Me: You know it’s not real, right? You know that Joffrey is played by an actor? He’s actually a really sweet kid probably.

Person: Yes I know, obviously.

Me: And the people from Lost weren’t really stranded on an island with a smoke monster. They were actors, that was scripted for a TV show. And that guy from Entourage isn’t really a good actor that people have heard of. It’s all fake.

Person: I know. Don’t be an idiot.

Me: Then why do you like it if you know it’s fake?

Person: Oh, I see what you’re doing now. You’re being a dick ‘cause I did the wrestling is fake joke before.

Me: Yes I am. Aaaaaaaaand scene.

[Both Me and Person turn to the camera and bow, picking up the roses that inevitably get thrown from the crowd.]

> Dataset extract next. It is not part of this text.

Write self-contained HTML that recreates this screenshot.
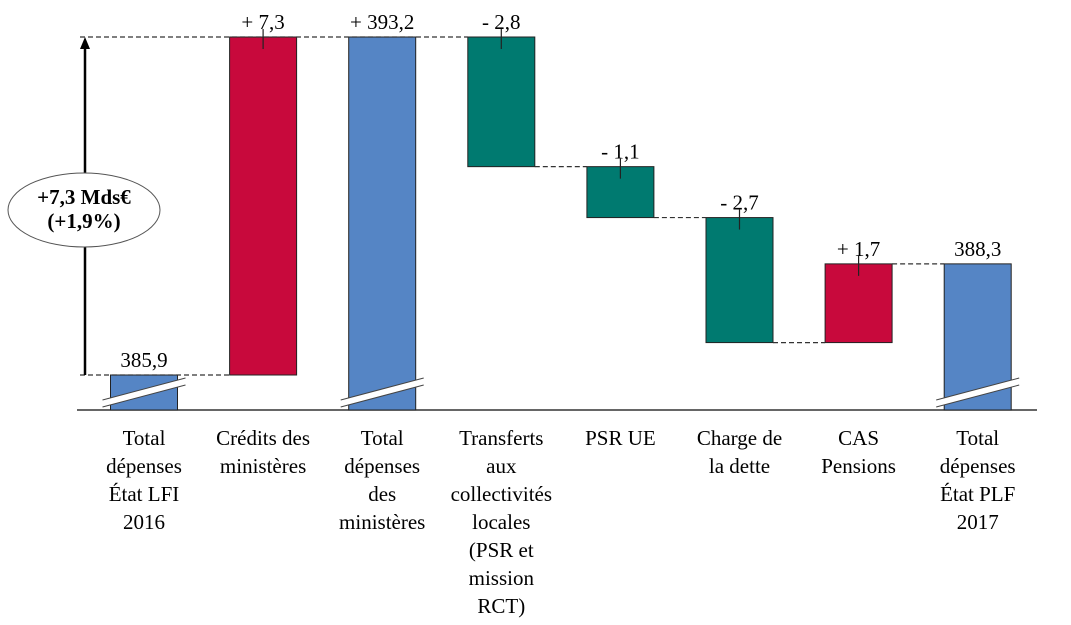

Nobody who doesn’t believe in Santa Claus watches wrestling because they think it’s real. People watch wrestling for the same reason that they watch Kung-fu movies or read comic books: it’s a good vs. evil story told through action. Add in the fact that if you go along to a wrestling event and cheer as loud as you can for a guy, you can directly affect his career, then you’ve got something truly special. You can change the product. If you go to a movie and sit in the chair and boo when Iron Man comes on you’ll probably get ejected. But if enough people go to wrestling and cheer someone, they will change the product to make you cheer him more. The Rock was just an average wrestler getting by with what a couple of wrestling writers were writing for him. Then one day, he got so good that people started cheering for him instead of booing. Then, more people started cheering. A lot. The WWE (WWF at the time) realized they could make more money with him as a good guy so started playing to it. The people cheered more. Fast forward a few years and The Rock is legitimately one of the highest paid actors in Hollywood. All because a few geeks cheered when he put his one of his eyebrows up.

To me, wrestling is storytelling in its purest form. Some people like theatre, some like musicals, I like wrestling. Yes, it has its flaws from time to time. Sometimes the writing is bad and sometimes there’s a character called Katie Vick. If you don’t know who that is then please, please don’t look it up. But to me, wrestling is the only form of entertainment that feels alive, that I can watch along with and feel a part of. When my favorite football team wins it’s because of a bunch of factors played out randomly and one team capitalized. When the hero wins at the end of a movie I celebrate and feel joy but then it’s over just as quickly as it started. But when Daniel Bryan lifted the WWE World Heavyweight Championship above his head at the end of Wrestlemania 30 it was because he was chosen. He was chosen by WWE to win. All the time he spent striving to be the best in his weird, backwards, mocked little business had paid off. The blood spilled, the injuries, the pain he will live with for the rest of his life was worth it in that moment because he was chosen to be the guy who won in the end. He was chosen and I, personally, played a part in that decision. And to you, the person calling me a geek, I say that right then, in that moment, wrestling was real enough for me.